A World in Transition — and Under Pressure
Pip: The central tension this week isn’t whether clean energy is winning — it’s whether the transition is moving fast enough, and whether the infrastructure being built to get there can survive the climate it’s trying to fix.
Mara: The post frames it precisely: “the tools designed to solve the climate crisis are themselves becoming vectors of climate risk.” Renewable infrastructure faces the extreme weather events that clean energy is meant to prevent. AI, deployed as a climate solution, now consumes electricity on a scale that rivals entire nations.
Pip: So the cure has side effects. And the side effects are being measured in gigawatts and billions of dollars.
Mara: On the policy side, UN Secretary-General Guterres delivered what the post calls his most operationally detailed call to action in nearly a decade at London Climate Action Week. His seven-point blueprint demanded fossil fuel windfall taxes, mandatory AI environmental disclosure, and a tripling of adaptation finance.
Pip: He also named a number that’s hard to shake: African countries receive only two percent of global clean energy investment despite holding sixty percent of the world’s solar potential.
Mara: The Zurich Insurance Group assessment is equally stark. Some 239 gigawatts of proposed solar, wind, and hydropower capacity across ten Indian states — roughly ninety percent of India’s planned renewable pipeline — face high or critical climate vulnerability, putting about fifty-five billion dollars of physical assets at risk by the end of this decade.
Mara: On the finance side, sustainable bond issuance is on track to exceed one trillion dollars in 2026 for the first time.

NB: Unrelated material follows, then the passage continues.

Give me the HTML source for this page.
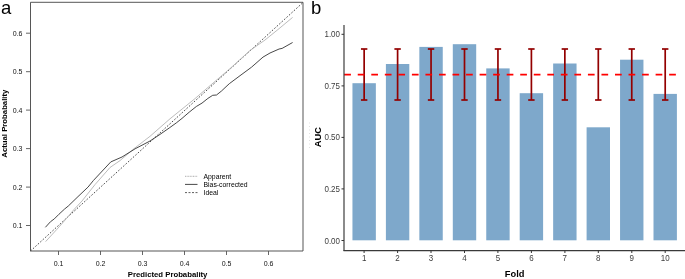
<!DOCTYPE html>
<html><head><meta charset="utf-8"><style>
html,body{margin:0;padding:0;background:#fff;}
body{width:685px;height:279px;overflow:hidden;}
svg{display:block;font-family:"Liberation Sans", sans-serif;}
svg{will-change:transform}
</style></head><body>
<svg width="685" height="279" viewBox="0 0 685 279">
<rect width="685" height="279" fill="#fff"/>
<path d="M30.5,2.3 H303 V251 H30.5 Z" fill="none" stroke="#4d4d4d" stroke-width="0.95"/>
<line x1="30.5" y1="251" x2="303" y2="2.5" stroke="#333" stroke-width="0.9" stroke-dasharray="1.6,1.7"/>
<polyline points="45.6,241.6 57.0,229.2 66.0,219.0 74.0,209.5 82.0,201.0 95.0,184.6 110.0,167.5 120.0,160.6 133.8,148.8 150.0,136.3 170.0,118.8 195.0,98.6 210.0,85.7 230.0,68.6 250.0,50.5 265.0,40.0 278.0,29.5 292.6,17.4" fill="none" stroke="#b4b4b4" stroke-width="0.9"/>
<polyline points="45.4,227.3 50.5,221.7 54.3,218.9 58.9,214.3 64.5,209.1 68.3,206.0 78.0,196.6 88.1,187.0 93.4,180.5 110.8,161.9 122.0,157.0 135.1,148.8 150.0,141.0 160.0,134.4 169.2,128.0 176.3,122.9 182.0,118.4 189.2,112.2 196.3,106.5 202.0,103.1 207.9,98.4 212.7,95.3 216.5,95.0 221.5,91.0 225.0,87.7 229.3,83.7 240.0,75.7 251.5,67.2 263.0,57.1 270.0,53.0 279.1,49.0 282.1,48.4 292.6,42.5" fill="none" stroke="#333" stroke-width="0.9"/>
<line x1="26" y1="225.5" x2="30.5" y2="225.5" stroke="#555" stroke-width="0.9"/>
<text x="22.5" y="228.0" text-anchor="end" font-size="7" fill="#111">0.1</text>
<line x1="26" y1="187.1" x2="30.5" y2="187.1" stroke="#555" stroke-width="0.9"/>
<text x="22.5" y="189.6" text-anchor="end" font-size="7" fill="#111">0.2</text>
<line x1="26" y1="148.6" x2="30.5" y2="148.6" stroke="#555" stroke-width="0.9"/>
<text x="22.5" y="151.1" text-anchor="end" font-size="7" fill="#111">0.3</text>
<line x1="26" y1="110.1" x2="30.5" y2="110.1" stroke="#555" stroke-width="0.9"/>
<text x="22.5" y="112.6" text-anchor="end" font-size="7" fill="#111">0.4</text>
<line x1="26" y1="71.7" x2="30.5" y2="71.7" stroke="#555" stroke-width="0.9"/>
<text x="22.5" y="74.2" text-anchor="end" font-size="7" fill="#111">0.5</text>
<line x1="26" y1="33.2" x2="30.5" y2="33.2" stroke="#555" stroke-width="0.9"/>
<text x="22.5" y="35.8" text-anchor="end" font-size="7" fill="#111">0.6</text>
<line x1="58.5" y1="251" x2="58.5" y2="255" stroke="#555" stroke-width="0.9"/>
<text x="58.5" y="265.8" text-anchor="middle" font-size="7" fill="#111">0.1</text>
<line x1="100.5" y1="251" x2="100.5" y2="255" stroke="#555" stroke-width="0.9"/>
<text x="100.5" y="265.8" text-anchor="middle" font-size="7" fill="#111">0.2</text>
<line x1="142.5" y1="251" x2="142.5" y2="255" stroke="#555" stroke-width="0.9"/>
<text x="142.5" y="265.8" text-anchor="middle" font-size="7" fill="#111">0.3</text>
<line x1="184.5" y1="251" x2="184.5" y2="255" stroke="#555" stroke-width="0.9"/>
<text x="184.5" y="265.8" text-anchor="middle" font-size="7" fill="#111">0.4</text>
<line x1="226.5" y1="251" x2="226.5" y2="255" stroke="#555" stroke-width="0.9"/>
<text x="226.5" y="265.8" text-anchor="middle" font-size="7" fill="#111">0.5</text>
<line x1="268.5" y1="251" x2="268.5" y2="255" stroke="#555" stroke-width="0.9"/>
<text x="268.5" y="265.8" text-anchor="middle" font-size="7" fill="#111">0.6</text>
<text x="167.6" y="277" text-anchor="middle" font-size="7.75" font-weight="bold" fill="#000">Predicted Probabality</text>
<text transform="translate(6.6,123.65) rotate(-90)" text-anchor="middle" font-size="7.75" font-weight="bold" fill="#000">Actual Probabality</text>
<line x1="185" y1="176.3" x2="197.5" y2="176.3" stroke="#999" stroke-width="0.8" stroke-dasharray="1,0.6"/>
<line x1="185" y1="184.4" x2="197.5" y2="184.4" stroke="#333" stroke-width="0.9"/>
<line x1="185" y1="192.6" x2="197.5" y2="192.6" stroke="#333" stroke-width="0.8" stroke-dasharray="2,1.5"/>
<text x="203.5" y="178.6" font-size="6.85" fill="#000">Apparent</text>
<text x="203.5" y="186.8" font-size="6.85" fill="#000">Bias-corrected</text>
<text x="203.5" y="195.0" font-size="6.85" fill="#000">Ideal</text>
<text x="1.06" y="13.8" font-size="18.5" fill="#000">a</text>
<line x1="309.5" y1="122.5" x2="309.5" y2="148" stroke="#d8d8d8" stroke-width="0.8" stroke-dasharray="1,2.5"/>
<rect x="352.45" y="83.20" width="23.4" height="157.10" fill="#7EA8CB"/>
<rect x="385.90" y="64.00" width="23.4" height="176.30" fill="#7EA8CB"/>
<rect x="419.35" y="46.90" width="23.4" height="193.40" fill="#7EA8CB"/>
<rect x="452.80" y="44.20" width="23.4" height="196.10" fill="#7EA8CB"/>
<rect x="486.25" y="68.40" width="23.4" height="171.90" fill="#7EA8CB"/>
<rect x="519.70" y="93.20" width="23.4" height="147.10" fill="#7EA8CB"/>
<rect x="553.15" y="63.50" width="23.4" height="176.80" fill="#7EA8CB"/>
<rect x="586.60" y="127.30" width="23.4" height="113.00" fill="#7EA8CB"/>
<rect x="620.05" y="59.70" width="23.4" height="180.60" fill="#7EA8CB"/>
<rect x="653.50" y="93.90" width="23.4" height="146.40" fill="#7EA8CB"/>
<line x1="364.15" y1="49" x2="364.15" y2="100" stroke="#930000" stroke-width="1.7"/>
<line x1="360.95" y1="49" x2="367.35" y2="49" stroke="#930000" stroke-width="1.7"/>
<line x1="360.95" y1="100" x2="367.35" y2="100" stroke="#930000" stroke-width="1.7"/>
<line x1="397.60" y1="49" x2="397.60" y2="100" stroke="#930000" stroke-width="1.7"/>
<line x1="394.40" y1="49" x2="400.80" y2="49" stroke="#930000" stroke-width="1.7"/>
<line x1="394.40" y1="100" x2="400.80" y2="100" stroke="#930000" stroke-width="1.7"/>
<line x1="431.05" y1="49" x2="431.05" y2="100" stroke="#930000" stroke-width="1.7"/>
<line x1="427.85" y1="49" x2="434.25" y2="49" stroke="#930000" stroke-width="1.7"/>
<line x1="427.85" y1="100" x2="434.25" y2="100" stroke="#930000" stroke-width="1.7"/>
<line x1="464.50" y1="49" x2="464.50" y2="100" stroke="#930000" stroke-width="1.7"/>
<line x1="461.30" y1="49" x2="467.70" y2="49" stroke="#930000" stroke-width="1.7"/>
<line x1="461.30" y1="100" x2="467.70" y2="100" stroke="#930000" stroke-width="1.7"/>
<line x1="497.95" y1="49" x2="497.95" y2="100" stroke="#930000" stroke-width="1.7"/>
<line x1="494.75" y1="49" x2="501.15" y2="49" stroke="#930000" stroke-width="1.7"/>
<line x1="494.75" y1="100" x2="501.15" y2="100" stroke="#930000" stroke-width="1.7"/>
<line x1="531.40" y1="49" x2="531.40" y2="100" stroke="#930000" stroke-width="1.7"/>
<line x1="528.20" y1="49" x2="534.60" y2="49" stroke="#930000" stroke-width="1.7"/>
<line x1="528.20" y1="100" x2="534.60" y2="100" stroke="#930000" stroke-width="1.7"/>
<line x1="564.85" y1="49" x2="564.85" y2="100" stroke="#930000" stroke-width="1.7"/>
<line x1="561.65" y1="49" x2="568.05" y2="49" stroke="#930000" stroke-width="1.7"/>
<line x1="561.65" y1="100" x2="568.05" y2="100" stroke="#930000" stroke-width="1.7"/>
<line x1="598.30" y1="49" x2="598.30" y2="100" stroke="#930000" stroke-width="1.7"/>
<line x1="595.10" y1="49" x2="601.50" y2="49" stroke="#930000" stroke-width="1.7"/>
<line x1="595.10" y1="100" x2="601.50" y2="100" stroke="#930000" stroke-width="1.7"/>
<line x1="631.75" y1="49" x2="631.75" y2="100" stroke="#930000" stroke-width="1.7"/>
<line x1="628.55" y1="49" x2="634.95" y2="49" stroke="#930000" stroke-width="1.7"/>
<line x1="628.55" y1="100" x2="634.95" y2="100" stroke="#930000" stroke-width="1.7"/>
<line x1="665.20" y1="49" x2="665.20" y2="100" stroke="#930000" stroke-width="1.7"/>
<line x1="662.00" y1="49" x2="668.40" y2="49" stroke="#930000" stroke-width="1.7"/>
<line x1="662.00" y1="100" x2="668.40" y2="100" stroke="#930000" stroke-width="1.7"/>
<line x1="344.2" y1="74.6" x2="677" y2="74.6" stroke="#FF0000" stroke-width="1.7" stroke-dasharray="6.7,6.84"/>
<line x1="344.0" y1="25" x2="344.0" y2="251" stroke="#222" stroke-width="1.05"/>
<line x1="343.5" y1="250.55" x2="685" y2="250.55" stroke="#3a3a3a" stroke-width="1.3"/>
<line x1="341.5" y1="34.3" x2="344" y2="34.3" stroke="#333" stroke-width="1"/>
<text transform="translate(340.0,37.30) scale(0.93,1)" text-anchor="end" font-size="8.6" fill="#3d3d3d">1.00</text>
<line x1="341.5" y1="85.9" x2="344" y2="85.9" stroke="#333" stroke-width="1"/>
<text transform="translate(340.0,88.85) scale(0.93,1)" text-anchor="end" font-size="8.6" fill="#3d3d3d">0.75</text>
<line x1="341.5" y1="137.4" x2="344" y2="137.4" stroke="#333" stroke-width="1"/>
<text transform="translate(340.0,140.40) scale(0.93,1)" text-anchor="end" font-size="8.6" fill="#3d3d3d">0.50</text>
<line x1="341.5" y1="188.9" x2="344" y2="188.9" stroke="#333" stroke-width="1"/>
<text transform="translate(340.0,191.95) scale(0.93,1)" text-anchor="end" font-size="8.6" fill="#3d3d3d">0.25</text>
<line x1="341.5" y1="240.5" x2="344" y2="240.5" stroke="#333" stroke-width="1"/>
<text transform="translate(340.0,243.50) scale(0.93,1)" text-anchor="end" font-size="8.6" fill="#3d3d3d">0.00</text>
<line x1="364.1" y1="250.5" x2="364.1" y2="253" stroke="#333" stroke-width="1"/>
<text transform="translate(364.15,260.8) scale(0.93,1)" text-anchor="middle" font-size="8.6" fill="#3d3d3d">1</text>
<line x1="397.6" y1="250.5" x2="397.6" y2="253" stroke="#333" stroke-width="1"/>
<text transform="translate(397.60,260.8) scale(0.93,1)" text-anchor="middle" font-size="8.6" fill="#3d3d3d">2</text>
<line x1="431.0" y1="250.5" x2="431.0" y2="253" stroke="#333" stroke-width="1"/>
<text transform="translate(431.05,260.8) scale(0.93,1)" text-anchor="middle" font-size="8.6" fill="#3d3d3d">3</text>
<line x1="464.5" y1="250.5" x2="464.5" y2="253" stroke="#333" stroke-width="1"/>
<text transform="translate(464.50,260.8) scale(0.93,1)" text-anchor="middle" font-size="8.6" fill="#3d3d3d">4</text>
<line x1="497.9" y1="250.5" x2="497.9" y2="253" stroke="#333" stroke-width="1"/>
<text transform="translate(497.95,260.8) scale(0.93,1)" text-anchor="middle" font-size="8.6" fill="#3d3d3d">5</text>
<line x1="531.4" y1="250.5" x2="531.4" y2="253" stroke="#333" stroke-width="1"/>
<text transform="translate(531.40,260.8) scale(0.93,1)" text-anchor="middle" font-size="8.6" fill="#3d3d3d">6</text>
<line x1="564.9" y1="250.5" x2="564.9" y2="253" stroke="#333" stroke-width="1"/>
<text transform="translate(564.85,260.8) scale(0.93,1)" text-anchor="middle" font-size="8.6" fill="#3d3d3d">7</text>
<line x1="598.3" y1="250.5" x2="598.3" y2="253" stroke="#333" stroke-width="1"/>
<text transform="translate(598.30,260.8) scale(0.93,1)" text-anchor="middle" font-size="8.6" fill="#3d3d3d">8</text>
<line x1="631.8" y1="250.5" x2="631.8" y2="253" stroke="#333" stroke-width="1"/>
<text transform="translate(631.75,260.8) scale(0.93,1)" text-anchor="middle" font-size="8.6" fill="#3d3d3d">9</text>
<line x1="665.2" y1="250.5" x2="665.2" y2="253" stroke="#333" stroke-width="1"/>
<text transform="translate(665.20,260.8) scale(0.93,1)" text-anchor="middle" font-size="8.6" fill="#3d3d3d">10</text>
<text x="514.6" y="276.8" text-anchor="middle" font-size="9.3" font-weight="bold" fill="#000">Fold</text>
<text transform="translate(320.5,137.2) rotate(-90)" text-anchor="middle" font-size="9.3" font-weight="bold" fill="#000">AUC</text>
<text x="311.1" y="13.8" font-size="18.5" fill="#000">b</text>
</svg>
</body></html>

Moody’s projects five hundred thirty billion in green bonds alone, alongside transition bonds targeting hard-to-abate sectors like steel, cement, and aviation.
Pip: Corporate commitments are moving too. Novartis set a net-zero target across its entire value chain by 2040, with a ninety percent reduction in Scope 1 and 2 emissions by 2030. Colgate-Palmolive is targeting a forty-two percent cut in Scope 3 emissions — the supply chain category that represents roughly eighty percent of its total emissions footprint.

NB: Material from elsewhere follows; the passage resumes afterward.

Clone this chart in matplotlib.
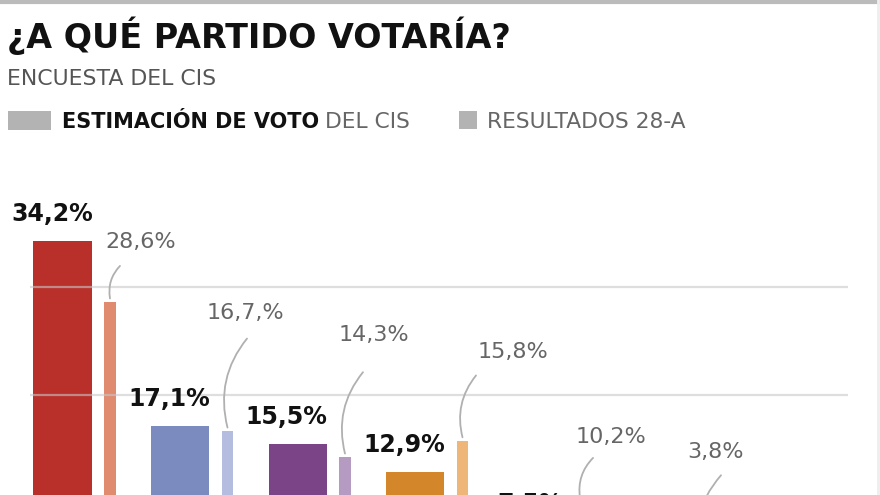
import numpy as np
import matplotlib
matplotlib.use('Agg')
import matplotlib.pyplot as plt
from matplotlib.patches import Rectangle

plt.rcParams['font.family'] = ['DejaVu Sans']

# datos
partidos = ['PSOE', 'PP', 'UP', 'Cs', 'Vox', 'ERC']
estimacion = [34.2, 17.1, 15.5, 12.9, 7.5, 3.0]
resultados = [28.6, 16.7, 14.3, 15.8, 10.2, 3.8]
etiquetas_est = ['34,2%', '17,1%', '15,5%', '12,9%', '7,5%', '3,0%']
etiquetas_res = ['28,6%', '16,7,%', '14,3%', '15,8%', '10,2%', '3,8%']

col_est = ['#b92f2a', '#7b8bbf', '#7b4487', '#d4862b', '#5f9e44', '#e6b93a']
col_res = ['#e08a70', '#b4bddf', '#b59bc1', '#efb679', '#a9d08e', '#f1d98a']

# posicion de las etiquetas de resultados (desplazamiento respecto a la barra)
lab_dx = [0.26, 0.15, 0.25, 0.43, 0.26, 0.15]
lab_dy = [5.5, 10.9, 11.2, 8.2, 5.9, 10.9]
lead_dx = [0.085, 0.166, 0.153, 0.115, 0.111, 0.20]
lead_dy = [3.3, 8.5, 7.8, 6.0, 4.0, 8.8]

W, H = 880, 495
fig = plt.figure(figsize=(W / 100, H / 100), dpi=100)
fig.patch.set_facecolor('white')


def fy(px):
    return 1 - px / H


def fx(px):
    return px / W


# cabecera
fig.text(fx(7), fy(48), '¿A QUÉ PARTIDO VOTARÍA?', fontsize=24, fontweight='bold',
         color='#111111', va='baseline')
fig.text(fx(7), fy(85), 'ENCUESTA DEL CIS', fontsize=15.8, color='#555555', va='baseline')

fig.patches.append(Rectangle((fx(8), fy(130)), fx(43), 19 / H, transform=fig.transFigure,
                             color='#b3b3b3', lw=0))
t1 = fig.text(fx(62), fy(128), 'ESTIMACIÓN DE VOTO', fontsize=15, fontweight='bold',
              color='#111111', va='baseline')
fig.canvas.draw()
bb = t1.get_window_extent()
fig.text(bb.x1 / W + fx(6), fy(128), 'DEL CIS', fontsize=15.7, color='#666666', va='baseline')

fig.patches.append(Rectangle((fx(459), fy(129)), fx(18), 18 / H, transform=fig.transFigure,
                             color='#b3b3b3', lw=0))
fig.text(fx(487), fy(128), 'RESULTADOS 28-A', fontsize=15.7, color='#666666', va='baseline')

# borde superior y derecho
fig.add_artist(plt.Line2D([0, 1], [fy(1.5), fy(1.5)], color='#bbbbbb', lw=3))
fig.add_artist(plt.Line2D([fx(878), fx(878)], [0, 1], color='#eeeeee', lw=2))

# grafico
ax = fig.add_axes([0, 0, 1, (H - 180) / H])
ax.set_xlim(-0.532, 6.957)
ax.set_ylim(10.78, 39.82)
ax.axis('off')

x = np.arange(len(partidos))
w_big, w_small, off = 0.494, 0.098, 0.404

ax.bar(x, estimacion, width=w_big, color=col_est, zorder=2)
ax.bar(x + off, resultados, width=w_small, color=col_res, zorder=2)

for g in [10, 20, 30]:
    ax.hlines(g, -0.277, 6.685, color='#c8c8c8', lw=1.6, alpha=0.6, zorder=3)

for i in range(len(partidos)):
    ax.text(x[i] + w_big / 2 + 0.01, estimacion[i] + 1.85, etiquetas_est[i],
            ha='right', va='baseline', fontsize=17, fontweight='bold', color='#111111')
    xs = x[i] + off
    ax.text(xs + lab_dx[i], resultados[i] + lab_dy[i], etiquetas_res[i],
            ha='center', va='center', fontsize=16, color='#666666')
    ax.annotate('', xy=(xs, resultados[i] + 0.3),
                xytext=(xs + lead_dx[i], resultados[i] + lead_dy[i]),
                annotation_clip=False,
                arrowprops=dict(arrowstyle='-', color='#b0b0b0', lw=1.3,
                                connectionstyle='arc3,rad=0.25', shrinkA=0, shrinkB=0))

fig.savefig('out.png', dpi=100, facecolor='white')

Mara: Nestlé’s decision to merge corporate communications and sustainability under one executive reflects a broader organisational shift: sustainability is being absorbed into core strategic governance rather than kept as a separate function.
Pip: Whether that’s integration or camouflage probably depends on the quarter.
Mara: The biodiversity picture adds another layer. The UK’s 2026 national security assessment explicitly named biodiversity loss and ecosystem collapse as national security concerns. The TNFD has now been adopted by 620 organisations globally. And research found that England’s biodiversity net gain market could deliver 80,000 hectares of natural habitat by 2042 if current growth holds.
Pip: Meanwhile, less than three percent of globally listed companies are currently aligned to a net-zero pathway. Nearly half — forty-nine percent — have no publicly stated decarbonisation ambition at all.
Mara: The post’s conclusion holds both readings at once: “The sustainable transition is not failing. But it is not yet succeeding at the speed required.” The economics of clean energy have been resolved — solar costs down ninety percent since 2010, battery storage down ninety-five percent. What remains is execution, at speed, at scale, with equity.
Pip: And with eyes open to the fact that the AI boom, if unmanaged, is on track to double data centres’ share of global electricity use by 2030 — from one-point-five percent to nearly three percent — while renewables cover only half of that new demand.
Mara: That’s the AI-climate nexus the post identifies as the defining ESG challenge of the decade: coal currently sources about thirty percent of data centre electricity globally, renewables about twenty-seven percent. The gap between ambition and infrastructure is where the next major policy battleground sits.
Pip: The physics don’t negotiate, the economics have already moved — what’s left is the hard part.